Leave out the pictures and copy everything else below exactly.

·····

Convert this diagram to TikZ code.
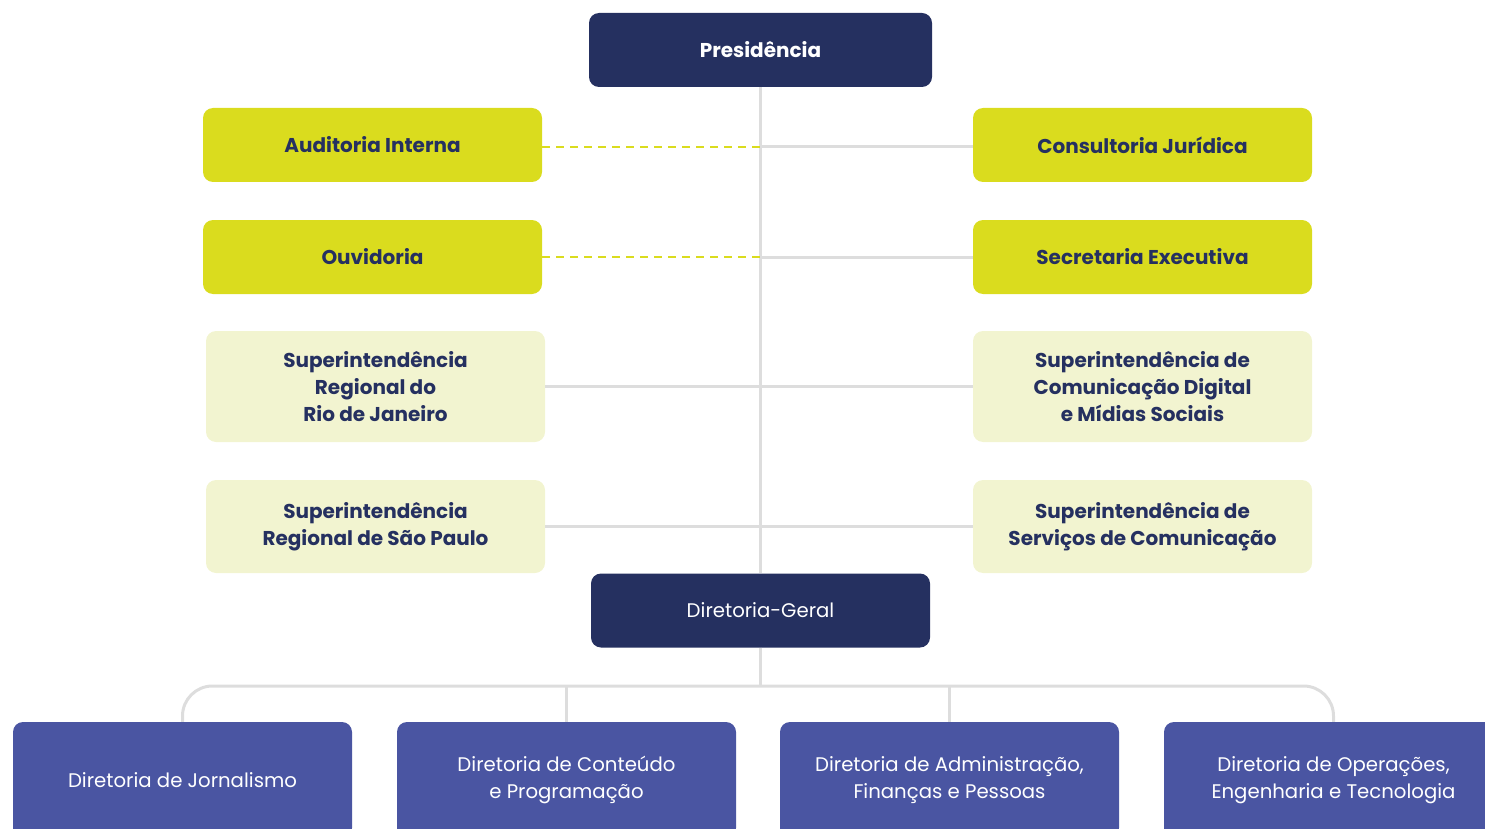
\documentclass[tikz,border=0pt]{standalone}
\usepackage{fontspec}
\setmainfont{Poppins}
\usetikzlibrary{positioning}
\definecolor{navy}{RGB}{37,48,96}
\definecolor{lime}{RGB}{218,220,30}
\definecolor{cream}{RGB}{242,244,208}
\definecolor{dirblue}{RGB}{74,85,162}
\definecolor{linegray}{RGB}{221,221,221}

\begin{document}
\begin{tikzpicture}[x=1pt,y=-1pt,
    box/.style={rounded corners=10pt, minimum width=339pt, align=center, inner sep=0pt},
    head/.style={box, fill=navy, text=white, minimum height=74pt},
    staff/.style={box, fill=lime, text=navy, minimum height=74pt, font=\bfseries\fontsize{20}{27}\selectfont},
    supt/.style={box, fill=cream, text=navy, font=\bfseries\fontsize{20}{27}\selectfont},
    dir/.style={box, fill=dirblue, text=white, minimum height=116pt, font=\fontsize{19.7}{27}\selectfont},
    link/.style={draw=linegray, line width=3pt},
    dashlink/.style={draw=lime, line width=2pt, dash pattern=on 8pt off 6pt}]
    \clip (0,0) rectangle (1485,829);

    \node[head, minimum width=343pt, font=\bfseries\fontsize{20}{27}\selectfont] (pres) at (760.5,50) {Presidência};
    \node[head, font=\fontsize{19.7}{27}\selectfont] (dg) at (760.5,610.5) {Diretoria-Geral};

    \node[staff] (audit) at (372.5,145) {Auditoria Interna};
    \node[staff] (cons) at (1142.5,145) {Consultoria Jurídica};
    \node[staff] (ouv) at (372.5,257) {Ouvidoria};
    \node[staff] (sec) at (1142.5,257) {Secretaria Executiva};

    \node[supt, minimum height=111pt] (rj) at (375.5,386.5) {Superintendência\\Regional do\\Rio de Janeiro};
    \node[supt, minimum height=111pt] (digital) at (1142.5,386.5) {Superintendência de\\Comunicação Digital\\e Mídias Sociais};
    \node[supt, minimum height=93pt] (sp) at (375.5,526.5) {Superintendência\\Regional de São Paulo};
    \node[supt, minimum height=93pt] (serv) at (1142.5,526.5) {Superintendência de\\Serviços de Comunicação};

    \node[dir] (jor) at (182.5,780) {Diretoria de Jornalismo};
    \node[dir] (cont) at (566.5,780) {Diretoria de Conteúdo\\e Programação};
    \node[dir] (adm) at (949.5,780) {Diretoria de Administração,\\Finanças e Pessoas};
    \node[dir] (ops) at (1333.5,780) {Diretoria de Operações,\\Engenharia e Tecnologia};

    \draw[link] (pres.south) -- (dg.north);
    \draw[link] ([yshift=-2pt]cons.west) -- ([yshift=-2pt]cons.west -| pres.south);
    \foreach \n in {sec,digital,serv}{
        \draw[link] (\n.west) -- (\n.west -| pres.south);
      }
    \foreach \n in {rj,sp}{
        \draw[link] (\n.east) -- (\n.east -| pres.south);
      }
    \draw[dashlink] ([yshift=-2pt]audit.east) -- ([yshift=-2pt]audit.east -| pres.south);
    \draw[dashlink] (ouv.east) -- (ouv.east -| pres.south);

    \coordinate (bus) at (760.5,686);
    \draw[link] (dg.south) -- (bus);
    \draw[link, rounded corners=30pt] (jor.north) |- (bus) -| (ops.north);
    \draw[link] (cont.north) -- (cont.north |- bus);
    \draw[link] (adm.north) -- (adm.north |- bus);
  \end{tikzpicture}
\end{document}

·····

Solution for this problem —
Convert this diagram to TikZ code.
\documentclass[tikz,border=0pt]{standalone}
\usepackage{fontspec}
\setmainfont{Poppins}
\usetikzlibrary{positioning}
\definecolor{navy}{RGB}{37,48,96}
\definecolor{lime}{RGB}{218,220,30}
\definecolor{cream}{RGB}{242,244,208}
\definecolor{dirblue}{RGB}{74,85,162}
\definecolor{linegray}{RGB}{221,221,221}

\begin{document}
\begin{tikzpicture}[x=1pt,y=-1pt,
    box/.style={rounded corners=10pt, minimum width=339pt, align=center, inner sep=0pt},
    head/.style={box, fill=navy, text=white, minimum height=74pt},
    staff/.style={box, fill=lime, text=navy, minimum height=74pt, font=\bfseries\fontsize{20}{27}\selectfont},
    supt/.style={box, fill=cream, text=navy, font=\bfseries\fontsize{20}{27}\selectfont},
    dir/.style={box, fill=dirblue, text=white, minimum height=116pt, font=\fontsize{19.7}{27}\selectfont},
    link/.style={draw=linegray, line width=3pt},
    dashlink/.style={draw=lime, line width=2pt, dash pattern=on 8pt off 6pt}]
    \clip (0,0) rectangle (1485,829);

    \node[head, minimum width=343pt, font=\bfseries\fontsize{20}{27}\selectfont] (pres) at (760.5,50) {Presidência};
    \node[head, font=\fontsize{19.7}{27}\selectfont] (dg) at (760.5,610.5) {Diretoria-Geral};

    \node[staff] (audit) at (372.5,145) {Auditoria Interna};
    \node[staff] (cons) at (1142.5,145) {Consultoria Jurídica};
    \node[staff] (ouv) at (372.5,257) {Ouvidoria};
    \node[staff] (sec) at (1142.5,257) {Secretaria Executiva};

    \node[supt, minimum height=111pt] (rj) at (375.5,386.5) {Superintendência\\Regional do\\Rio de Janeiro};
    \node[supt, minimum height=111pt] (digital) at (1142.5,386.5) {Superintendência de\\Comunicação Digital\\e Mídias Sociais};
    \node[supt, minimum height=93pt] (sp) at (375.5,526.5) {Superintendência\\Regional de São Paulo};
    \node[supt, minimum height=93pt] (serv) at (1142.5,526.5) {Superintendência de\\Serviços de Comunicação};

    \node[dir] (jor) at (182.5,780) {Diretoria de Jornalismo};
    \node[dir] (cont) at (566.5,780) {Diretoria de Conteúdo\\e Programação};
    \node[dir] (adm) at (949.5,780) {Diretoria de Administração,\\Finanças e Pessoas};
    \node[dir] (ops) at (1333.5,780) {Diretoria de Operações,\\Engenharia e Tecnologia};

    \draw[link] (pres.south) -- (dg.north);
    \draw[link] ([yshift=-2pt]cons.west) -- ([yshift=-2pt]cons.west -| pres.south);
    \foreach \n in {sec,digital,serv}{
        \draw[link] (\n.west) -- (\n.west -| pres.south);
      }
    \foreach \n in {rj,sp}{
        \draw[link] (\n.east) -- (\n.east -| pres.south);
      }
    \draw[dashlink] ([yshift=-2pt]audit.east) -- ([yshift=-2pt]audit.east -| pres.south);
    \draw[dashlink] (ouv.east) -- (ouv.east -| pres.south);

    \coordinate (bus) at (760.5,686);
    \draw[link] (dg.south) -- (bus);
    \draw[link, rounded corners=30pt] (jor.north) |- (bus) -| (ops.north);
    \draw[link] (cont.north) -- (cont.north |- bus);
    \draw[link] (adm.north) -- (adm.north |- bus);
  \end{tikzpicture}
\end{document}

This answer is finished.